┏━━

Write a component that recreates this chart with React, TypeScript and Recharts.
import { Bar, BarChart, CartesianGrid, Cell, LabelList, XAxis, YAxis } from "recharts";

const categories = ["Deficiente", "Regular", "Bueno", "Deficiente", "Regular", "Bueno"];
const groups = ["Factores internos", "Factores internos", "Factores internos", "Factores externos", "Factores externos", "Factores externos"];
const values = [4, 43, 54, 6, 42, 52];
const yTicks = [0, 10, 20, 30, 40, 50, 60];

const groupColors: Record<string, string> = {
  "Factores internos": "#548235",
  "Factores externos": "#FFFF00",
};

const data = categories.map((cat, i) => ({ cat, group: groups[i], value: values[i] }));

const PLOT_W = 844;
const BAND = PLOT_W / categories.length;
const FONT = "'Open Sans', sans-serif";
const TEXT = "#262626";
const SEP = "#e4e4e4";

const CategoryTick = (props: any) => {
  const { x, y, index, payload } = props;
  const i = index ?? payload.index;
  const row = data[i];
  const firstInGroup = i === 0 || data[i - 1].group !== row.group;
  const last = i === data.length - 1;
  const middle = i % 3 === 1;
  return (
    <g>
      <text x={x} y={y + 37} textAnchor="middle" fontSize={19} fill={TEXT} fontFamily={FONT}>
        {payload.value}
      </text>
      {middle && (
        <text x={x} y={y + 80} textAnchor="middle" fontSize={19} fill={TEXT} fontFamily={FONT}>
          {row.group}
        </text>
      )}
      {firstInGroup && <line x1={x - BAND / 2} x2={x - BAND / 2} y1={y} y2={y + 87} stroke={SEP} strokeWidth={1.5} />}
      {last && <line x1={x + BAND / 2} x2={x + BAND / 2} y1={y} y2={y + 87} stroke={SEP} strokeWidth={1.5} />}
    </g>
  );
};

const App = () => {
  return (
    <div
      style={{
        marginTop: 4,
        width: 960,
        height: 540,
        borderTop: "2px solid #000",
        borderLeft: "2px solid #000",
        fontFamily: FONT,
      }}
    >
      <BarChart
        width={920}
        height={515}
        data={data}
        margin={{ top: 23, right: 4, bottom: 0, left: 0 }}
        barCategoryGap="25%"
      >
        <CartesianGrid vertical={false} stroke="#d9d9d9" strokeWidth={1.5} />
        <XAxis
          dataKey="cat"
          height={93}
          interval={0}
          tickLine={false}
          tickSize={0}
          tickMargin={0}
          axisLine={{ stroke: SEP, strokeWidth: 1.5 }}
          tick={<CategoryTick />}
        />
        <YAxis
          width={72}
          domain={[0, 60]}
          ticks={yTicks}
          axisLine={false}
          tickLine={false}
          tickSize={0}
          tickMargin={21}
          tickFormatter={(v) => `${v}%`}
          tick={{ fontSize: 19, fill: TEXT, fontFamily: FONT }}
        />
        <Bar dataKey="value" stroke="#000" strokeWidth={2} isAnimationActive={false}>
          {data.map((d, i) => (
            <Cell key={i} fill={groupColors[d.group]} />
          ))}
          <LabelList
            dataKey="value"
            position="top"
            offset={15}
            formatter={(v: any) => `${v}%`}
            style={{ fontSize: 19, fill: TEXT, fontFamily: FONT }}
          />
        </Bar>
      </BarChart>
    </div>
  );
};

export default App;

┗━━
┏━━

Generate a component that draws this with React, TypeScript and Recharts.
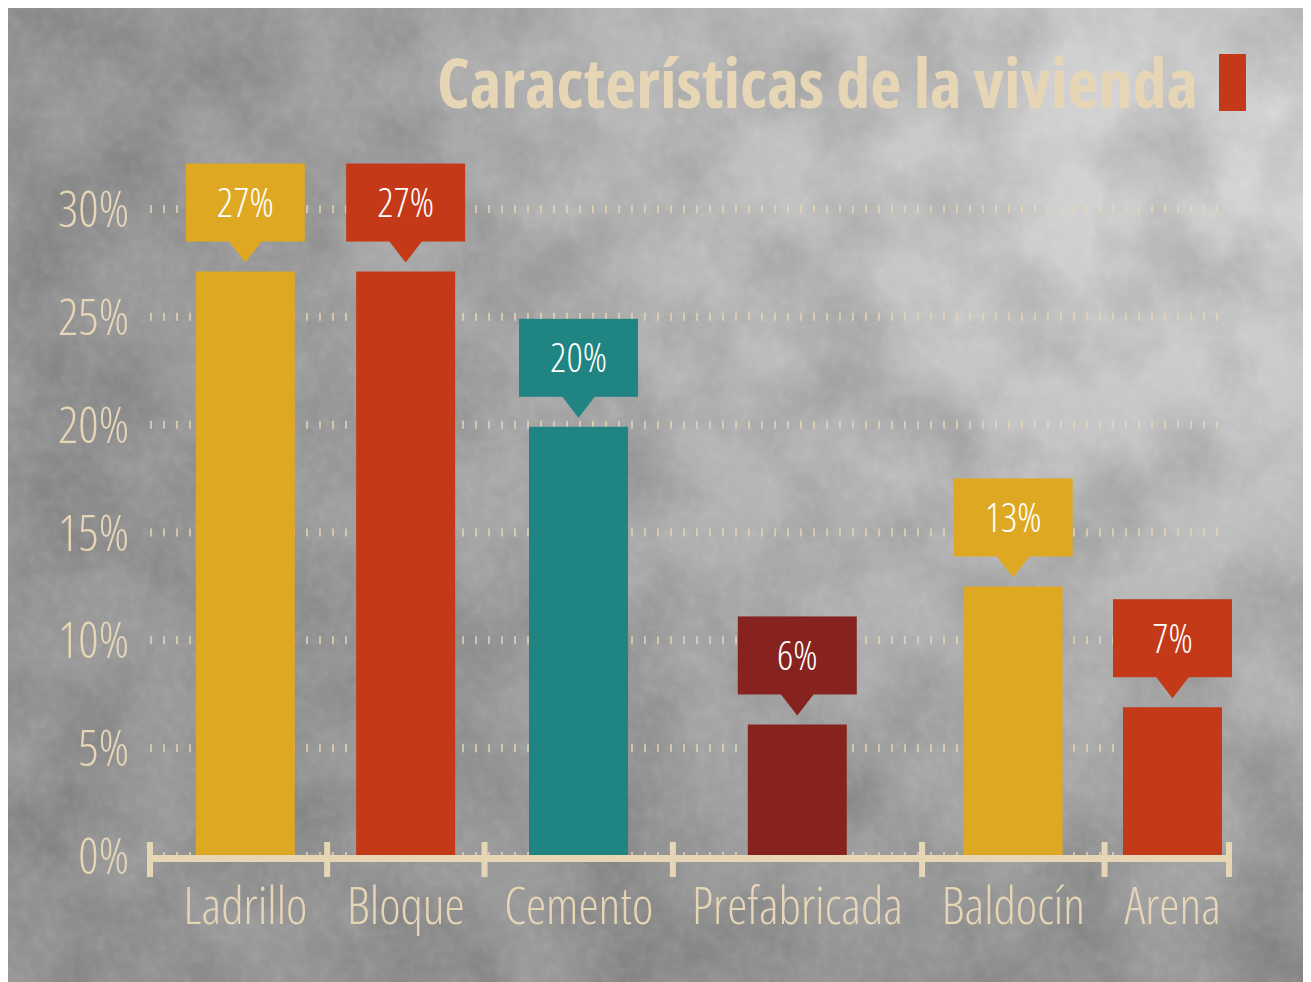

┗━━

TASK OBJECTIVE: From the listing above, output exactly the run of lines that starts with the line containing "Write a component" and ends with the line containing "LabelList, XAxis, YAxis".

WORKED ANSWER:
Write a component that recreates this chart with React, TypeScript and Recharts.
import { Bar, BarChart, CartesianGrid, Cell, LabelList, XAxis, YAxis } from "recharts";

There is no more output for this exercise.